* Given information
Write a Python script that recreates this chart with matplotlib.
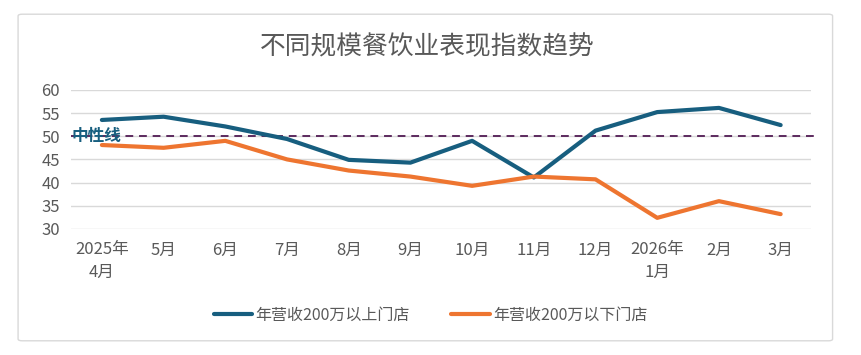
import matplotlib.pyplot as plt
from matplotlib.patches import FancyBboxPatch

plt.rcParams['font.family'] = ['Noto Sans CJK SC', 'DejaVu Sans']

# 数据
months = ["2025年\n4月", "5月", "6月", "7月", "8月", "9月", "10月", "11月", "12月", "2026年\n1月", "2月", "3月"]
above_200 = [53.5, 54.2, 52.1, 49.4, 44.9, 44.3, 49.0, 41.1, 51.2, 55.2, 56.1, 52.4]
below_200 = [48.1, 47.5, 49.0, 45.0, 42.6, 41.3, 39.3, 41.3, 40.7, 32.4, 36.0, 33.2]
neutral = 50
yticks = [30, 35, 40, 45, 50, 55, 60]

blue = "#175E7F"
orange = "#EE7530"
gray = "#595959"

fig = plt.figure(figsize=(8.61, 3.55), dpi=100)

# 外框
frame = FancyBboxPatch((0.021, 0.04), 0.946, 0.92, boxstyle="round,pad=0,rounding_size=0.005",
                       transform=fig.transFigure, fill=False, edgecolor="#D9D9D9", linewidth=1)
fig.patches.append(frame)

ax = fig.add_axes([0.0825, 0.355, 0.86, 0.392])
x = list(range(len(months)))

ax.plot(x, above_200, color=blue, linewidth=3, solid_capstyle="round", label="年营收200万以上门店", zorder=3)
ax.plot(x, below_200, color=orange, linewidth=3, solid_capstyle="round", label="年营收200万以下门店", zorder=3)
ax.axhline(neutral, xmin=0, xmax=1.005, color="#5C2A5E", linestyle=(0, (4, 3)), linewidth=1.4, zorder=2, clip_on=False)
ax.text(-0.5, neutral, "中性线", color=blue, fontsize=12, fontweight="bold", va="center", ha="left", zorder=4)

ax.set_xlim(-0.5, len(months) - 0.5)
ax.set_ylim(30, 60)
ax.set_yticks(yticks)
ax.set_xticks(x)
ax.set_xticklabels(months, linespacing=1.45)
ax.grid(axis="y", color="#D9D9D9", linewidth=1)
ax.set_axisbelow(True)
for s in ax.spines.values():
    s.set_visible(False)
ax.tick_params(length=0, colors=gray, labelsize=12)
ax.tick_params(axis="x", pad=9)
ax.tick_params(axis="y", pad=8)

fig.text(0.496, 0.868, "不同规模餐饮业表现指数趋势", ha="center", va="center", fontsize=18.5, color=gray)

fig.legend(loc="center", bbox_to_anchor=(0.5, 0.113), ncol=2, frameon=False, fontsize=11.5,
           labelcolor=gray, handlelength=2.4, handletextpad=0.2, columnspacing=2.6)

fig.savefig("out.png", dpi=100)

* What is needed
Exclude every picture and copy the remaining data exactly.

* Complete answer
Write a Python script that recreates this chart with matplotlib.
import matplotlib.pyplot as plt
from matplotlib.patches import FancyBboxPatch

plt.rcParams['font.family'] = ['Noto Sans CJK SC', 'DejaVu Sans']

# 数据
months = ["2025年\n4月", "5月", "6月", "7月", "8月", "9月", "10月", "11月", "12月", "2026年\n1月", "2月", "3月"]
above_200 = [53.5, 54.2, 52.1, 49.4, 44.9, 44.3, 49.0, 41.1, 51.2, 55.2, 56.1, 52.4]
below_200 = [48.1, 47.5, 49.0, 45.0, 42.6, 41.3, 39.3, 41.3, 40.7, 32.4, 36.0, 33.2]
neutral = 50
yticks = [30, 35, 40, 45, 50, 55, 60]

blue = "#175E7F"
orange = "#EE7530"
gray = "#595959"

fig = plt.figure(figsize=(8.61, 3.55), dpi=100)

# 外框
frame = FancyBboxPatch((0.021, 0.04), 0.946, 0.92, boxstyle="round,pad=0,rounding_size=0.005",
                       transform=fig.transFigure, fill=False, edgecolor="#D9D9D9", linewidth=1)
fig.patches.append(frame)

ax = fig.add_axes([0.0825, 0.355, 0.86, 0.392])
x = list(range(len(months)))

ax.plot(x, above_200, color=blue, linewidth=3, solid_capstyle="round", label="年营收200万以上门店", zorder=3)
ax.plot(x, below_200, color=orange, linewidth=3, solid_capstyle="round", label="年营收200万以下门店", zorder=3)
ax.axhline(neutral, xmin=0, xmax=1.005, color="#5C2A5E", linestyle=(0, (4, 3)), linewidth=1.4, zorder=2, clip_on=False)
ax.text(-0.5, neutral, "中性线", color=blue, fontsize=12, fontweight="bold", va="center", ha="left", zorder=4)

ax.set_xlim(-0.5, len(months) - 0.5)
ax.set_ylim(30, 60)
ax.set_yticks(yticks)
ax.set_xticks(x)
ax.set_xticklabels(months, linespacing=1.45)
ax.grid(axis="y", color="#D9D9D9", linewidth=1)
ax.set_axisbelow(True)
for s in ax.spines.values():
    s.set_visible(False)
ax.tick_params(length=0, colors=gray, labelsize=12)
ax.tick_params(axis="x", pad=9)
ax.tick_params(axis="y", pad=8)

fig.text(0.496, 0.868, "不同规模餐饮业表现指数趋势", ha="center", va="center", fontsize=18.5, color=gray)

fig.legend(loc="center", bbox_to_anchor=(0.5, 0.113), ncol=2, frameon=False, fontsize=11.5,
           labelcolor=gray, handlelength=2.4, handletextpad=0.2, columnspacing=2.6)

fig.savefig("out.png", dpi=100)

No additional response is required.